Where does the "bio" field come from? Mine says "Developer and writer" and I suppose those are both things that I am, but not very close to what I'd have put there.
I'm guessing it's annotated by an LLM. Would be a lot of thankless work otherwise, so don't really blame the author, but it means you get the occasional nonsense summary.
They're about 95% accurate, so not completely incorrect. I think the value of the correct ones is higher than the few incorrect ones. I manually review and fix them, but for just a fun tool, it's not practical to write 5000 eight-word bios.
I started by writing them by hand, but it was taking forever to read enough of each author's blog to write a summary and topic list, so I used an LLM and then spot-checked.
I just updated yours, but let me know if you'd like something different.
Based on my May 2023 survey of front-page results, those rank at 954 and 3,028 (of all sites) respectively:
954 18 63.008 lcamtuf.blogspot.com :::: blog
3028 6 77.327 lcamtuf.substack.com :::: blog
Among blogs I'd identified (similar methodology though all but certainly different URL set from TFA), #295 and #521 of 5,506 blogs identified.
My set includes 52,642 sites all told, with 16,185 classified as, e.g., "programming", "blog", "social media", "academic/science", "corporate comm.", "general news", "government", "software", "tech news", etc. I'd come up with 61 total classifications, covering all sites with at least 18 front-page appearances within the HN archive.
He is, but he's not in the top 100. He would be, but he splits his articles across different blogs.
For authors that just change domains (e.g., christine.website and xeiaso.net), I combine scores, but if they maintain different writing under different domains, I treat the domains as separate.
That said, I think Michał Zalewski is the author who most suffers due to this rule.
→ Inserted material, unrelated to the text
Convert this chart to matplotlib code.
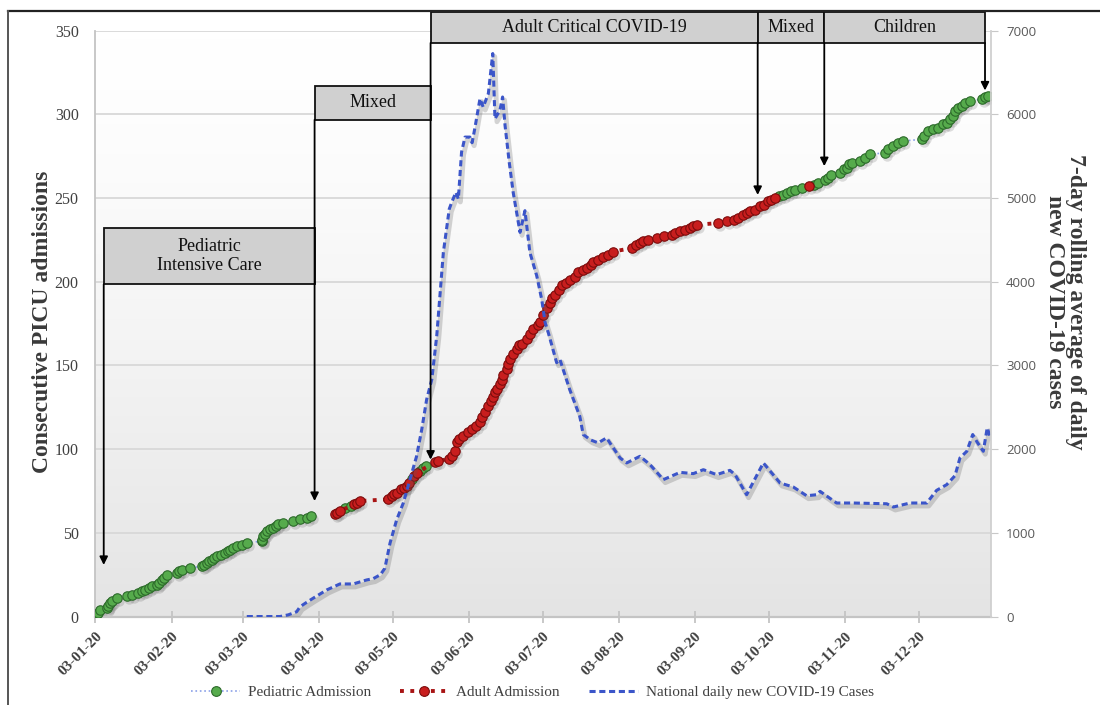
import numpy as np
import pandas as pd
import matplotlib
matplotlib.use("Agg")
import matplotlib.pyplot as plt
import matplotlib.dates as mdates
from matplotlib import transforms
from matplotlib.patches import Rectangle
from matplotlib.lines import Line2D
from matplotlib.colors import LinearSegmentedColormap

SERIF = "Liberation Serif"
SANS = "Open Sans"

# day offsets counted from 3 Jan 2020; nan in a count list breaks the line
ORIGIN = pd.Timestamp("2020-01-03")

ped_day = [0.3, 0.9, 1.9, 4.6, 5.3, 5.9, 6.8, 8.7, 12.7, 14.8, 17.5, 19.0, 20.2, 21.8,
           22.9, 24.9, 25.8, 27.0, 28.0, 29.0, 33.1, 34.2, 35.1, 38.5, 43.2, 44.2, 45.3,
           46.3, 47.3, 48.3, 49.4, 51.0, 52.7, 53.8, 54.8, 56.0, 57.5, 59.5, 61.6,
           67.7, 68.0, 68.3, 69.0, 69.7, 71.0, 72.4, 73.5, 74.4, 76.5, 80.5, 83.3, 86.0, 87.6,
           90.0,
           101.6, 104.0, 110.0,
           128.7, 132.2, 133.4, 134.5, 140.0,
           278.0, 280.0, 281.3, 283.0, 284.7, 287.4, 292.5, 294.2, 296.9, 298.0, 299.2,
           303.0, 304.5, 305.7, 306.5, 307.8, 311.1, 313.0, 315.2, 321.3, 322.5, 324.7,
           326.5, 328.5, 336.2, 337.0, 338.9, 341.0, 343.0, 345.1, 346.5, 347.8, 349.0,
           349.8, 351.0, 352.5, 354.0, 355.9, 360.7, 362.0, 363.3]
ped_n = [1, 2, 4, 5, 6, 8, 9, 11, 12, 13, 14, 15, 16, 17,
         18, 19, 20, 22, 23, 25, 26, 27, 28, 29, 30, 31, 32,
         33, 34, 35, 36, 37, 38, 39, 40, 41, 42, 43, 44,
         45, 46, 48, 49, 51, 52, 53, 54, 55, 56, 57, 58, 59, 60,
         np.nan,
         65, 66, np.nan,
         82, 87, 89, 90, np.nan,
         251, 252, 253, 254, 255, 256, 258, 259, 261, 262, 264,
         265, 267, 268, 270, 271, 272, 274, 276, 277, 279, 281,
         283, 284, 285, 287, 290, 291, 292, 294, 295, 297, 299,
         302, 304, 305, 307, 308, 309, 310, 311]

adult_day = [97.5, 98.5, 99.5, 105.3, 106.5, 107.7, 119.2, 120.5, 121.5, 122.6, 124.5,
             125.5, 126.7, 127.8, 129.8, 130.7, 138.2, 139.5, 143.8, 145.0, 146.3, 147.0,
             148.0, 149.7, 151.5, 153.1, 155.0, 156.5, 157.5, 158.5, 159.9, 160.8, 161.8,
             162.6, 163.3, 164.6, 165.3, 166.0, 167.3, 168.0, 168.7, 170.0, 171.4, 172.5,
             173.5, 175.5, 177.0, 178.2, 180.0, 180.9, 182.2, 183.6, 185.0, 186.0, 187.0,
             188.5, 189.7, 191.5, 193.1, 195.0, 196.5, 198.5, 199.9, 201.5, 202.6, 204.5,
             206.7, 208.7, 210.7, 218.2, 220.0, 221.6, 223.0, 225.0, 228.4, 231.5, 234.5,
             236.0, 237.9, 240.0, 241.9, 243.3, 244.7, 253.5, 256.9, 260.0, 261.6, 263.5,
             265.0, 266.4, 268.5, 270.4, 272.0, 273.8, 275.0, 276.5,
             283.0,
             290.4]
adult_n = [61, 62, 63, 67, 68, 69, 70, 72, 73, 74, 76,
           77, 78, 80, 84, 86, 92, 93, 94, 96, 99, 104,
           106, 108, 110, 112, 114, 116, 119, 122, 126, 129, 131,
           134, 136, 139, 141, 144, 148, 151, 154, 157, 160, 162,
           163, 166, 169, 172, 174, 176, 180, 184, 187, 190, 192,
           195, 198, 199, 201, 203, 206, 207, 208, 210, 212, 213,
           215, 216, 218, 220, 222, 223, 224, 225, 226, 227, 228,
           229, 230, 231, 232, 233, 234, 235, 236, 237, 238, 240,
           241, 242, 243, 245, 246, 248, 249, 250,
           np.nan,
           257]

# national 7-day rolling average of daily new cases
case_day = [61.6, 75.1, 78.5, 81.9, 83.3, 86.0, 88.7, 94.1, 99.5, 104.9, 110.4, 113.1,
            116.0, 117.8, 119.9, 122.6, 125.3, 128.0, 130.7, 132.8, 134.8, 136.9, 138.9,
            141.6, 144.0, 145.0, 146.7, 147.7, 149.0, 150.4, 152.4, 153.3, 154.5, 156.5,
            157.8, 159.9, 161.7, 162.6, 164.6, 165.7, 166.7, 168.4, 170.0, 172.8, 174.8,
            176.8, 179.6, 181.6, 183.0, 184.3, 187.7, 189.0, 193.0, 197.1, 198.5, 201.5,
            204.6, 208.0, 213.5, 216.2, 221.6, 225.7, 231.1, 237.9, 243.3, 247.4, 252.8,
            258.2, 260.3, 265.0, 271.8, 278.6, 284.0, 289.4, 293.5, 294.9, 301.6, 308.4,
            322.0, 324.7, 331.5, 338.3, 342.3, 346.4, 349.8, 351.8, 354.6, 357.0, 358.6,
            361.3, 362.9, 364.0]
case_avg = [0, 0, 20, 57, 117, 170, 220, 317, 389, 389, 437, 453,
            500, 577, 877, 1156, 1356, 1635, 1914, 2234, 2593, 2832, 3351,
            4350, 4868, 4948, 5068, 4988, 5547, 5727, 5727, 5660, 5847, 6186,
            6086, 6246, 6725, 5946, 6046, 6206, 5866, 5427, 5068, 4589, 4848,
            4350, 4070, 3790, 3511, 3391, 3032, 3072, 2713, 2393, 2174, 2110,
            2074, 2134, 1894, 1835, 1914, 1814, 1635, 1722, 1707, 1754, 1695,
            1746, 1695, 1455, 1835, 1595, 1547, 1443, 1455, 1495, 1356, 1356,
            1347, 1308, 1356, 1356, 1507, 1575, 1683, 1894, 1974, 2174, 2093,
            1974, 2254, 2153]

# care phases: edges (day offsets), labels and where each arrow ends (admission count)
phase_edges = [3.4, 89.2, 136.4, 269.5, 296.6, 362.0]
phase_labels = ["Pediatric\nIntensive Care", "Mixed", "Adult Critical COVID-19", "Mixed", "Children"]
phase_box_y = [(198.5, 232.3), (296.7, 316.9), (342.6, 361.2), (342.6, 361.2), (342.6, 361.2)]
arrow_tip = [30.8, 69.0, 93.7, 251.8, 269.0, 314.2]

GREEN, GREEN_EDGE = "#56ab4c", "#2c6a2a"
RED, RED_EDGE = "#c81e1e", "#7c0c0c"
BLUE = "#3b55c9"
PED_LINE = "#8aa0e8"
TXT = "#404040"


def to_dates(days):
    return (ORIGIN + pd.to_timedelta(np.asarray(days, float), unit="D")).to_numpy()


def dnum(day):
    return mdates.date2num(ORIGIN + pd.Timedelta(days=day))


fig = plt.figure(figsize=(11, 7.05), dpi=100)
ax = fig.add_axes([0.0867, 0.1255, 0.8139, 0.8312])
ax2 = ax.twinx()

# soft grey fade at the bottom of the plot area
fade = LinearSegmentedColormap.from_list("fade", ["#ffffff", "#e4e4e4"])
grad = np.linspace(0, 1, 256).reshape(-1, 1) ** 1.4
ax.imshow(grad, extent=[0, 1, 0, 1], transform=ax.transAxes, aspect="auto",
          cmap=fade, zorder=-1, interpolation="bicubic")

shadow = transforms.offset_copy(ax.transData, fig=fig, x=2, y=-3, units="dots")
shadow2 = transforms.offset_copy(ax2.transData, fig=fig, x=2, y=-3, units="dots")

ped_x, adult_x = to_dates(ped_day), to_dates(adult_day)

# marker shadows
ax.plot(ped_x, ped_n, "o", ms=7.5, color="0.3", alpha=0.18, mec="none", transform=shadow, zorder=2)
ax.plot(adult_x, adult_n, "o", ms=7.5, color="0.3", alpha=0.18, mec="none", transform=shadow, zorder=2)

ax.plot(ped_x, ped_n, ls=":", lw=1.2, color=PED_LINE, marker="o", ms=6.8,
        mfc=GREEN, mec=GREEN_EDGE, mew=0.8, zorder=3)
ax.plot(adult_x, adult_n, ls=":", lw=2.8, color="#a81414", marker="o", ms=6.8,
        mfc=RED, mec=RED_EDGE, mew=0.8, zorder=4)

case_x = to_dates(case_day)
ax2.plot(case_x, case_avg, color="0.35", lw=3.5, alpha=0.25, transform=shadow2, zorder=1,
         solid_capstyle="round")
ax2.plot(case_x, case_avg, color=BLUE, lw=2.2, ls=(0, (2.0, 1.2)), zorder=2)

# axes limits and ticks
ax.set_xlim(ORIGIN, ORIGIN + pd.Timedelta(days=364.3))
ax.set_ylim(0, 350)
ax2.set_ylim(0, 7000)

month_ticks = pd.date_range("2020-01-03", periods=12, freq=pd.DateOffset(months=1))
ax.set_xticks(month_ticks.to_numpy())
ax.set_xticklabels([d.strftime("%d-%m-%y") for d in month_ticks], rotation=45, ha="right",
                   rotation_mode="anchor", fontweight="bold", family=SERIF, fontsize=11,
                   color=TXT)
ax.tick_params(axis="x", direction="inout", length=9, width=1.3, color="#c4c4c4", pad=5)

ax.set_yticks(np.arange(0, 351, 50))
ax.set_yticklabels([str(v) for v in range(0, 351, 50)], family=SERIF, fontsize=11.5, color=TXT)
ax.tick_params(axis="y", length=0, pad=12)

ax2.set_yticks(np.arange(0, 7001, 1000))
ax2.set_yticklabels([str(v) for v in range(0, 7001, 1000)], family=SANS, fontsize=9.5,
                    color="#595959")
ax2.tick_params(axis="y", direction="out", length=5, color="#c8c8c8", pad=6)

ax.yaxis.grid(True, color="#d8d8d8", lw=1.3)
ax.set_axisbelow(True)
for side in ("top", "right"):
    ax.spines[side].set_visible(False)
ax.spines["left"].set_color("#c4c4c4")
ax.spines["left"].set_linewidth(1.3)
ax.spines["bottom"].set_color("#c4c4c4")
ax.spines["bottom"].set_linewidth(1.6)
for side in ("top", "left", "bottom"):
    ax2.spines[side].set_visible(False)
ax2.spines["right"].set_color("#d0d0d0")
ax2.spines["right"].set_linewidth(1.3)

# phase boxes and arrows, kept above the case curve
for i, label in enumerate(phase_labels):
    x0, x1 = dnum(phase_edges[i]), dnum(phase_edges[i + 1])
    y0, y1 = phase_box_y[i]
    ax2.add_patch(Rectangle((x0, y0), x1 - x0, y1 - y0, transform=ax.transData,
                            facecolor="#d0d0d0", edgecolor="#111111", lw=1.3,
                            clip_on=False, zorder=5))
    ax2.text((x0 + x1) / 2, (y0 + y1) / 2, label, transform=ax.transData, ha="center",
             va="center", family=SERIF, fontsize=13, color="#111111", zorder=6,
             linespacing=1.15, clip_on=False)

arrow_start = [b[0] for b in phase_box_y] + [phase_box_y[-1][0]]
for day, top, tip in zip(phase_edges, arrow_start, arrow_tip):
    ax2.annotate("", xy=(dnum(day), tip), xytext=(dnum(day), top),
                 xycoords=ax.transData, textcoords=ax.transData, annotation_clip=False,
                 arrowprops=dict(arrowstyle="-|>", color="black", lw=1.3,
                                 mutation_scale=12, shrinkA=0, shrinkB=0), zorder=6)

fig.text(0.0385, 0.543, "Consecutive PICU admissions", rotation=90, ha="center",
         va="center", family=SERIF, fontsize=17, fontweight="bold", color="#3a3a3a")
fig.text(0.968, 0.5716, "7-day rolling average of daily\nnew COVID-19 cases", rotation=-90,
         ha="center", va="center", multialignment="center", family=SERIF, fontsize=17,
         fontweight="bold", color="#3a3a3a", linespacing=1.0)

handles = [
    Line2D([], [], ls=":", lw=1.2, color=PED_LINE, marker="o", ms=7, mfc=GREEN,
           mec=GREEN_EDGE, mew=0.8),
    Line2D([], [], ls=":", lw=2.8, color="#a81414", marker="o", ms=7, mfc=RED,
           mec=RED_EDGE, mew=0.8),
    Line2D([], [], ls=(0, (2.0, 1.2)), lw=2.2, color=BLUE),
]
fig.legend(handles, ["Pediatric Admission", "Adult Admission",
                     "National daily new COVID-19 Cases"],
           loc="center", bbox_to_anchor=(0.484, 0.018), ncol=3, frameon=False,
           prop=dict(family=SERIF, size=11), labelcolor=TXT, handlelength=3.2,
           handletextpad=0.5, columnspacing=1.9)

# frame lines along the top and left edge
fig.add_artist(Line2D([8 / 1100, 1], [1 - 11 / 705] * 2, color="#222222", lw=1.6,
                      transform=fig.transFigure))
fig.add_artist(Line2D([8 / 1100] * 2, [0, 1 - 11 / 705], color="#555555", lw=1.4,
                      transform=fig.transFigure))

fig.savefig("out.png", dpi=100)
A simple statistics of the top 5,000 blog domain names shows that 54% use .com, 14% use .org, 7% use .io (40% of which are github.io), and 6% use .net. These five together account for 81%.
This is something I wanted but I couldn't figure out a way to do it in a way that's meaningful. Authors like Simon Willison publish frequently, so even though he has a lot of high-scoring posts, he has a lot of low-to-no-scoring posts too. It feels unfair to penalize people who publish frequently just because not every post is a homerun.
Note that this is gonna be skewed pretty heavily toward domains that have existed for most of HN's history, at the expense of any newer domains that had fewer chances to rack up points.
If you look at any 2-4 year period, the ranking tends to be quite different. Well, Paul Graham is there pretty consistently, but everything else changes.
You can change the date ranges (e.g. just the YTD, or last 12 months, or set a custom range), and it gives an interesting overview of the evolution over time.
Like jvns.ca drops off the list entirely for 2025, but was consistently in the top 5 until last year.
paulg's blog shouldnt count as for its an extension of this and more of a long game sales pitch tailored for different purposes. Not a bad thing, but I just wouldnt consider it a blog.
I think that is wholly unfair. If Paul Graham is anything its a writer/creator first. Those articles have also been extremely influential to many entrepreneurs and people in the business world. I'm personally appreciative of them, even if I don't always agree with him.
Interesting that if you were to combine AstralCodexTen and SlateStarCodex it would be around top #20. Even with the traffic split he's in the top 50 twice.
Naturally, being vain, when I saw this post, I immediately looked up my own blog and was chuffed to see it at #292.
But, guess who I see just above at #289.